I'm late to the party, but strictly speaking "X meets X meets X" should be "X meets Y meets Z" because X, Y and Z are different authors. X meets X meets X suggests the same author subsitituted in each case.
For example, "Stephen King meets Charles Dickens meets Agatha Christie" would be X meets Y meets Z, whereas X meets X meets X would mean:
"Stephen King meets Stephen King meets Stephen King"
How could you forget "devastating"?
The best is when the book cover quotes one of these cliches all by itself to prove that it was reviewed by somebody somewhere.
"...luminous..." - Cleveland Plain Dealer
My favorite is when the book is "shot through" with something, often the noun form of one of the others listed here.
This one is (hopefully only) reserved for kids' and teen books, but when the reviewer is referring to a protagonist's uplifting actions: "readers will cheer..." That's one that makes me cringe every time I read it. No they won't, so don't claim they will.
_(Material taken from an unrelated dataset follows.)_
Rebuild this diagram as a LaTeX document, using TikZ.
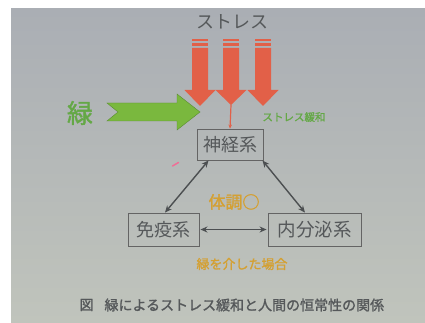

There is NO SUCH THING as a gin Martini with no Vermouth. A Martini is a COCKTAIL which means that it requires more than one alcoholic ingredient. You, my dear are drinking a gin HIGHBALL, which calls for only one alcoholic beverage in addition to any other ingredients (e.g., ice, olives, etc.)
As for the book review thing, I agree that all those words are Poignant as far as I am concerned. But I'll tell you... if I were running the Columbus [Ohio] Dispatch (Sunday edition), I would immediately fire all those supposed book reviewers because once you've read their work, one hasn't a clue (a cliché!) what in the heck the book is all about. These reviews are nothing more than witless literary tributes to their authors. The purpose of a good newspaper is to inform its patrons, not to turn folks into decoding agents for the CIA.
Mah! I could go on for days but I'll spare you.
Love to all,
pat
"Page turner" has some meaning.
Don't forget about "whip-smart."
Plangent contingent
Plangent contingent Limpid
Plangent contingent Limpid
Well written post Michelle, but it could have done without the Strunk & White reference. Never has a book filled with such crap been held in such esteem, especially when it's authors are hypocritical and unable to follow their own advice (because their advice is crap!)
The latest scourge of covers is "unputdownable". Aside from not making sense, I dream of the day I meet the coiner of this term so I can promptly punch him in the face and kick his shins for his sins.
If I ever see "passion" on a book cover or in a review, I stop reading. (Even if it's in a phrase such as "a passion for truth" or "passionate about education".)
Science-fiction and fantasy book reviews often feature something along the lines of "top-notch worldbuilding". You know, because worldbuilding is one of SF/F's required ingredients. Anyway, that set aside, "top-notch worldbuilding" is about as hollow as it gets.